Les membres du jury sont venus féliciter les enfants en coulisses dès la fin du spectacle, séduits par cette pièce réaliste, différente des contes des mille et une nuits qui peuplaient le festival. Les enfants des « chemins de la mort » sont repartis avec un prix spécial, un prix d'encouragement. À présent, le travail continue pour la petite troupe en vue de nouvelles représentations dans toutes les salles qui voudront bien leur ouvrir leurs portes.

Les répétitions ont repris, pour corriger les erreurs, remettre au point certains textes, rebondir sur des improvisations. Éric est bien décidé à emmener son équipe au bout de cette expérience. Avec patience, puisqu'il en faut pour encadrer ces garçons turbulents, pleins d'énergie et de talent. Petit à petit, ils sont passés du pur divertissement à la prise de conscience des enjeux de la pièce. « Moi je vais au port juste pour voir ce qui se passe et pouvoir le raconter », dit Yacine, 17 ans, acteur et auteur. Il a écrit plusieurs très beaux poèmes intégrés au scénario. Notamment une harangue aux spectateurs, destinée à les sensibiliser. « On se fait plaisir et en même temps on peut passer un message aux gens, leur exposer ce qu'on endure », résume Saïd, 17 ans, très bon acteur et danseur, fan de films indiens. « On parle de l'émigration clandestine pour que les parents prennent leurs responsabilités envers leurs enfants et que les enfants ne pensent pas à tenter cette aventure », affirme avec sincérité le grand Mohamed.
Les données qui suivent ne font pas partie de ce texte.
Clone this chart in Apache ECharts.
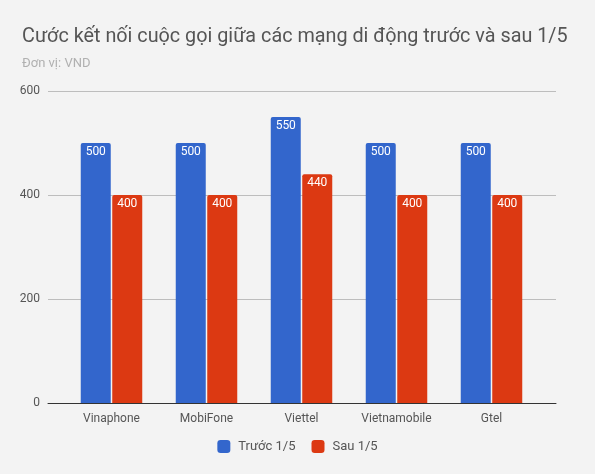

Lui-même, au début du travail, avait commencé à changer de position et de projet. Il n'allait plus au port. Mais ça n'a pas duré. « J'ai appris que quatorze de mes amis ont brûlé, trois seulement ont été refoulés. Pourquoi pas moi ? », demande-t-il avant d'avouer que cette nuit encore il est descendu au port.. « loisir, un peu comme le foot. Ici, je n'ai rien à faire. Là-bas j'aurai un métier ».
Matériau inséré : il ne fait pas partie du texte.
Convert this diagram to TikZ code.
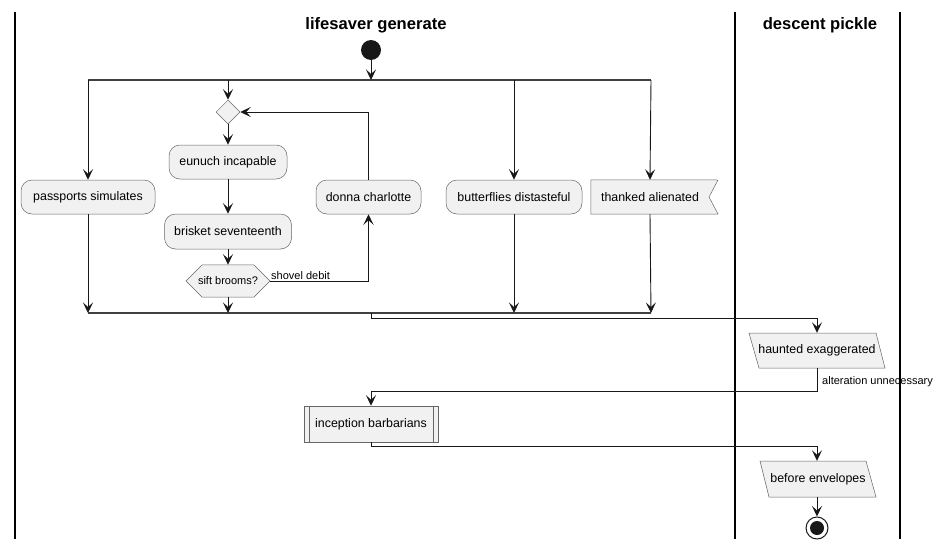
\documentclass[tikz,border=0pt]{standalone}
\usepackage{fontspec}
\setmainfont{Liberation Sans}
\usetikzlibrary{arrows.meta,shapes.geometric,shapes.misc}
\definecolor{nodefill}{HTML}{F1F1F1}
\definecolor{ink}{HTML}{181818}
\begin{document}
\begin{tikzpicture}[x=1pt,y=-1pt,
  lane/.style={line width=1.5pt,black},
  flow/.style={draw=ink,line width=0.9pt,-{Stealth[length=10.5pt,width=10pt,inset=4.5pt]}},
  plain/.style={draw=ink,line width=0.9pt},
  bar/.style={line width=2.2pt,draw=black!75},
  act/.style={draw=black!60,line width=0.5pt,fill=nodefill,rounded corners=11pt,inner sep=0pt,font=\fontsize{12.4}{14}\selectfont,minimum height=34pt},
  box/.style={draw=black!60,line width=0.5pt,fill=nodefill,inner sep=0pt,font=\fontsize{12.4}{14}\selectfont,minimum height=34pt},
  lbl/.style={font=\fontsize{11}{13}\selectfont,inner sep=0pt},
  title/.style={font=\fontsize{16.6}{20}\selectfont\bfseries,inner sep=0pt}
]
\useasboundingbox (0,0) rectangle (943,549);
% lanes
\draw[lane] (15,12) -- (15,539);
\draw[lane] (735,12) -- (735,539);
\draw[lane] (900,12) -- (900,539);
\node[title] (t1) at (376,25) {lifesaver generate};
\node[title] (t2) at (820,25) {descent pickle};
% start
\node[circle,fill=ink,minimum size=20pt,inner sep=0pt] (start) at (371,50) {};
% fork and join bars
\coordinate (fL) at (88,80); \coordinate (fR) at (651,80);
\coordinate (f1) at (228,80); \coordinate (f2) at (514,80); \coordinate (fS) at (371,80);
\draw[bar] (fL) -- (fR);
\coordinate (jL) at (88,313); \coordinate (jR) at (651,313);
\coordinate (j1) at (228,313); \coordinate (j2) at (514,313); \coordinate (jS) at (371,313);
\draw[bar] (jL) -- (jR);
% nodes
\node[diamond,draw=black!60,line width=0.5pt,fill=nodefill,minimum width=24pt,minimum height=24pt,inner sep=0pt] (merge) at (228,112) {};
\node[act,minimum width=118pt] (eunuch) at (228,162) {eunuch incapable};
\node[act,minimum width=127pt,minimum height=35pt] (brisket) at (228,231.5) {brisket seventeenth};
\node[chamfered rectangle,chamfered rectangle xsep=12pt,chamfered rectangle ysep=12pt,draw=black!60,line width=0.5pt,fill=nodefill,inner sep=0pt,minimum width=84pt,minimum height=24pt,font=\fontsize{11}{13}\selectfont] (sift) at (228,281) {sift brooms?};
\node[act,minimum width=105pt] (donna) at (368.5,197) {donna charlotte};
\node[act,minimum width=134pt] (pass) at (88,197) {passports simulates};
\node[act,minimum width=136pt] (butter) at (514,197) {butterflies distasteful};
\node[inner sep=0pt,minimum width=118pt,minimum height=34pt] (thank) at (650,197) {};
\draw[draw=black!60,line width=0.5pt,fill=nodefill] (thank.north west) -- (718,180) -- (709,197) -- (718,214) -- (thank.south west) -- cycle;
\node[font=\fontsize{12.4}{14}\selectfont] at (thank) {thanked alienated};
% parallelograms
\node[inner sep=0pt,minimum width=122pt,minimum height=35pt] (haunt) at (817,350.5) {};
\draw[draw=black!60,line width=0.5pt,fill=nodefill] (749,333) -- (876,333) -- (885,368) -- (759,368) -- cycle;
\node[font=\fontsize{12.4}{14}\selectfont] at (817,350.5) {haunted exaggerated};
\node[inner sep=0pt,minimum width=110pt,minimum height=36pt] (before) at (817,479) {};
\draw[draw=black!60,line width=0.5pt,fill=nodefill] (760,461) -- (866,461) -- (876,497) -- (769,497) -- cycle;
\node[font=\fontsize{12.4}{14}\selectfont] at (818,479) {before envelopes};
% subprocess
\node[box,minimum width=134pt,minimum height=36pt] (incep) at (371,424) {inception barbarians};
\draw[draw=black!60,line width=0.5pt] ([xshift=5pt]incep.north west) -- ([xshift=5pt]incep.south west);
\draw[draw=black!60,line width=0.5pt] ([xshift=-5pt]incep.north east) -- ([xshift=-5pt]incep.south east);
% end
\node[circle,draw=ink,line width=1pt,fill=white,minimum size=22pt,inner sep=0pt] (stop) at (817,528) {};
\node[circle,fill=ink,minimum size=14pt,inner sep=0pt] at (stop) {};
% connectors
\draw[flow] (start) -- (fS);
\draw[flow] (fL) -- (pass.north);
\draw[flow] (f1) -- (merge.north);
\draw[flow] (f2) -- (butter.north);
\draw[flow] (fR) -- (thank.north);
\draw[flow] (merge.south) -- (eunuch.north);
\draw[flow] (eunuch.south) -- (brisket.north);
\draw[flow] (brisket.south) -- (sift.north);
\draw[flow] (sift.south) -- (j1);
\draw[flow] (sift.east) -| (donna.south);
\node[lbl,anchor=south west] (shov) at (271,280) {shovel debit};
\draw[flow] (donna.north) |- (merge.east);
\draw[flow] (pass.south) -- (jL);
\draw[flow] (butter.south) -- (j2);
\draw[flow] (thank.south) -- (jR);
\coordinate (c1) at (371,318);
\coordinate (c2) at (817,318);
\draw[flow] (jS) -- (c1) -- (c2) -- (haunt.north);
\coordinate (c3) at (817,391);
\coordinate (c4) at (371,391);
\draw[flow] (haunt.south) -- (c3) -- (c4) -- (incep.north);
\node[lbl,anchor=west] (alt) at (822,382) {alteration unnecessary};
\coordinate (c5) at (371,446);
\coordinate (c6) at (817,446);
\draw[flow] (incep.south) -- (c5) -- (c6) -- (before.north);
\draw[flow] (before.south) -- (stop.north);
\end{tikzpicture}
\end{document}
La sensibilisation rencontre vite ses limites. « Malgré tout ce qu'on leur dit, ils croient que là-bas la vie sera belle, ils veulent absolument tenter leur chance », s'étonne encore Zara, comédienne marocaine qui assiste Eric. Ce dernier aussi est lucide : « ce n'est pas seulement une pièce de théâtre qui peut les changer. Ils sont un peu embrouillés. Il faudrait un véritable accompagnement psychologique ». En tout cas, le théâtre fonctionne comme une catharsis, les enfants disent tout oublier quand ils jouent. D'ailleurs, ils sont déjà remontés sur les planches, pour répéter la scène finale.

Un jeune garçon pleure sur le cadavre de son frère, retrouvé mort de froid dans le port, après une énième nuit de tentative. Il déclame tristement : « Les enfants meurent du matin au soir. Mère, mère, pourquoi perd-on tant d'âmes ? Cela nous laisse de la douleur au cœur. Cette immigration, à quoi sert-elle ? ».